President Trump just pulled off what many said was impossible — a negotiated pause in the Gaza fighting and the release of the remaining living hostages, a breakthrough that gives grieving families a measure of relief and the world a shot at a real reset. This is the kind of decisive, results-first leadership America voted for, not more weak-willed diplomacy or endless handwringing from the usual suspects in Washington.
Mr. Trump didn’t just tweet about it — he took his case to the international stage, addressing Israel’s Knesset and co-chairing a summit in Sharm el-Sheikh with regional partners to put the deal on paper and the world on notice. That kind of bold, on-the-ground engagement is what moves crises toward solutions instead of letting them fester under the soft-management playbook of career politicians.
Even the Democrats who spent years criticizing him found themselves applauding when results arrived — Senate leader Chuck Schumer publicly commended the return of hostages and acknowledged the role of the administration and hostage families in getting the deal across the line. For once, public safety and bringing Americans home mattered more than partisan posturing, and that should be what voters remember.
The praise crossed even higher-profile partisan lines: former President Bill Clinton thanked the leaders who kept at the negotiation and said the administration and regional partners “deserve great credit” for keeping the process alive. When longtime opponents are forced to tip their hats, patriots should take note — America under strong leadership can still shape the world for the better.

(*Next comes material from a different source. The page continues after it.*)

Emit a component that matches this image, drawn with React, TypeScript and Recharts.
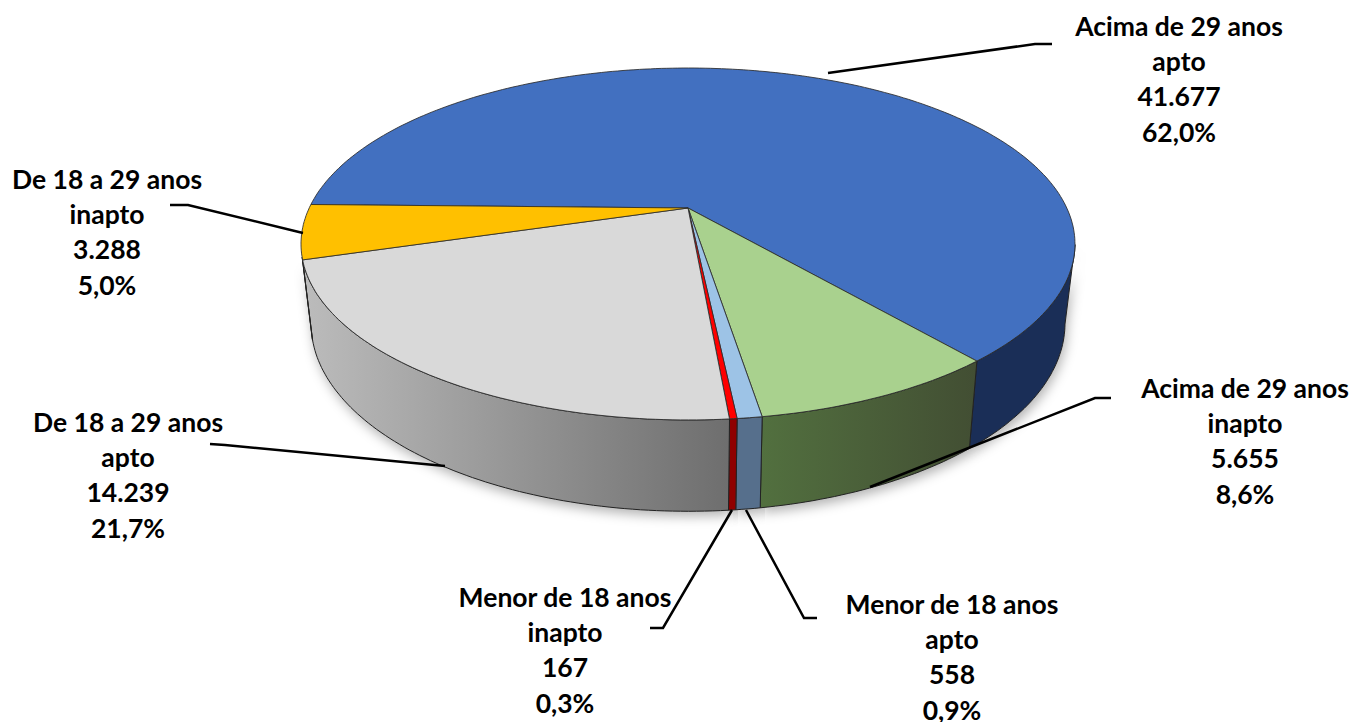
import { Pie, PieChart } from "recharts";

const categories = [
  "Acima de 29 anos",
  "Acima de 29 anos",
  "Menor de 18 anos",
  "Menor de 18 anos",
  "De 18 a 29 anos",
  "De 18 a 29 anos",
];
const statuses = ["apto", "inapto", "apto", "inapto", "apto", "inapto"];
const counts = [41677, 5655, 558, 167, 14239, 3288];
const percentLabels = ["62,0%", "8,6%", "0,9%", "0,3%", "21,7%", "5,0%"];

const topColors = ["#4270c0", "#a9d18e", "#9dc3e6", "#ff0000", "#d9d9d9", "#ffc000"];
const wallFrom = ["#1a2e57", "#52703f", "#566f8c", "#8f0000", "#bcbcbc", "#8a6a00"];
const wallTo = ["#1a2e57", "#424e33", "#566f8c", "#8f0000", "#6e6e6e", "#8a6a00"];

// where each label block sits, and its elbow leader line
const labelCenters = [
  [1179, 26],
  [1245, 388],
  [952, 604],
  [565, 597],
  [128, 422],
  [107, 179],
];
const leaderLines = [
  "828,73 1035,44 1052,44",
  "870,487 1095,398 1111,398",
  "746,510 804,618 817,618",
  "732,510 663,628 650,628",
  "445,466 225,445 210,444",
  "303,233 188,205 170,205",
];

const LINE_STEP = 35.2;
const CX = 688;
const CY = 208;
const PERSPECTIVE = 0.2045;
const topDisc = { cy: CY, rx: 378.8, ry: 168.6 };
const bottomDisc = { cy: 285, rx: 369, ry: 180 };
// part of the rim that faces the viewer, in recharts degrees
const WALL_MAX = -12;
const WALL_MIN = -164;

const pieData = counts.map((value, i) => ({
  name: `${categories[i]} ${statuses[i]}`,
  value,
  fill: topColors[i],
  slice: i,
}));

function rimPoint(disc: { cy: number; rx: number; ry: number }, deg: number) {
  const rad = (deg * Math.PI) / 180;
  const x = Math.cos(rad);
  const y = -Math.sin(rad);
  const w = 1 - PERSPECTIVE * y;
  return `${(CX + (disc.rx * x) / w).toFixed(1)},${(disc.cy + (disc.ry * y) / w).toFixed(1)}`;
}

function rimArc(disc: { cy: number; rx: number; ry: number }, from: number, to: number) {
  const n = Math.max(2, Math.ceil(Math.abs(from - to)));
  const pts: string[] = [];
  for (let i = 0; i <= n; i++) pts.push(rimPoint(disc, from + ((to - from) * i) / n));
  return pts;
}

function wallPoints(props: any) {
  const hi = Math.min(props.startAngle, WALL_MAX);
  const lo = Math.max(props.endAngle, WALL_MIN);
  if (hi <= lo) return null;
  return [...rimArc(topDisc, hi, lo), ...rimArc(bottomDisc, lo, hi)].join(" ");
}

function ShadowShape(props: any) {
  const points = wallPoints(props);
  if (!points) return <g />;
  return <polygon points={points} fill="#000" fillOpacity={0.3} filter="url(#wallShadow)" />;
}

function WallShape(props: any) {
  const points = wallPoints(props);
  if (!points) return <g />;
  return (
    <polygon
      points={points}
      fill={`url(#wall${props.payload.slice})`}
      stroke="#222"
      strokeWidth={1}
      strokeLinejoin="round"
    />
  );
}

function TopShape(props: any) {
  const points = [`${CX},${CY}`, ...rimArc(topDisc, props.startAngle, props.endAngle)].join(" ");
  return (
    <polygon
      points={points}
      fill={props.payload.fill}
      stroke="#2b2b2b"
      strokeWidth={1}
      strokeOpacity={0.85}
      strokeLinejoin="round"
    />
  );
}

function SliceLabel({ index }: { index: number }) {
  const [x, y] = labelCenters[index];
  const lines = [
    categories[index],
    statuses[index],
    counts[index].toLocaleString("pt-BR"),
    percentLabels[index],
  ];
  return (
    <g>
      <polyline points={leaderLines[index]} fill="none" stroke="#000" strokeWidth={2.5} />
      <text
        textAnchor="middle"
        fontFamily="Lato"
        fontWeight={700}
        fontSize={26.5}
        fill="#000"
      >
        {lines.map((line, i) => (
          <tspan key={i} x={x} y={y + i * LINE_STEP} dominantBaseline="central">
            {line}
          </tspan>
        ))}
      </text>
    </g>
  );
}

const pieProps = {
  data: pieData,
  dataKey: "value",
  cx: CX,
  cy: CY,
  outerRadius: 170,
  startAngle: 178.8,
  endAngle: -181.2,
  paddingAngle: 0,
  isAnimationActive: false,
};

export default function App() {
  return (
    <div style={{ position: "absolute", left: 0, top: 0, width: 1352, height: 722, background: "#fff" }}>
      <PieChart width={1352} height={722} margin={{ top: 0, right: 0, bottom: 0, left: 0 }}>
        <defs>
          <filter id="wallShadow" x="-10%" y="-10%" width="120%" height="130%">
            <feOffset dx="2" dy="5" />
            <feGaussianBlur stdDeviation="6" />
          </filter>
          {wallFrom.map((from, i) => (
            <linearGradient key={i} id={`wall${i}`} x1="0" y1="0" x2="1" y2="0">
              <stop offset="0%" stopColor={from} />
              <stop offset="100%" stopColor={wallTo[i]} />
            </linearGradient>
          ))}
        </defs>
        <Pie {...pieProps} shape={ShadowShape} />
        <Pie {...pieProps} shape={WallShape} />
        <Pie {...pieProps} shape={TopShape} labelLine={false} label={SliceLabel as any} />
      </PieChart>
    </div>
  );
}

Not everyone in the Democratic Party had the stomach to say his name — some offered guarded, coy statements that praised “the president” without the courage to acknowledge the man who did the heavy lifting. That’s the modern left: reflexive resistance to anything Trump does, even when it saves lives. The country sees through that calculus, and so do the hostages’ families.
This is also a lesson for the press corps and the GOP’s internal skeptics: results matter. Conservatives have been right to demand a foreign policy that protects allies, secures Americans, and prizes strength over sentimentality. When your president delivers concrete outcomes — hostages returned, a framework for ceasefire, humanitarian corridors opened — you back the victory and press for durable enforcement of the deal.
There will be critics who emphasize caveats — reconstruction, verification, and the long-term political settlement are hard work, no doubt — but Americans should insist the next steps are done the right way: secure, well-funded, and with ironclad safeguards so Hamas cannot rearm. No one wants another cycle of bloodshed and blame; that means tough, smart policies, not wishful thinking.
Congress must now step up to support the diplomatic gains with real resources and oversight, not petty obstruction or virtue-signaling. If Democrats can praise the outcome, they can vote to fund the reconstruction and security measures that will make the deal stick; anything less is hypocrisy disguised as political theater.
Patriotic Americans who believe in strength and peace should celebrate the win, demand vigilance, and refuse to let partisan sour grapes undercut a rare moment of bipartisan relief. This achievement is proof positive: bold leadership and clear-eyed policy win where indecision and appeasement fail.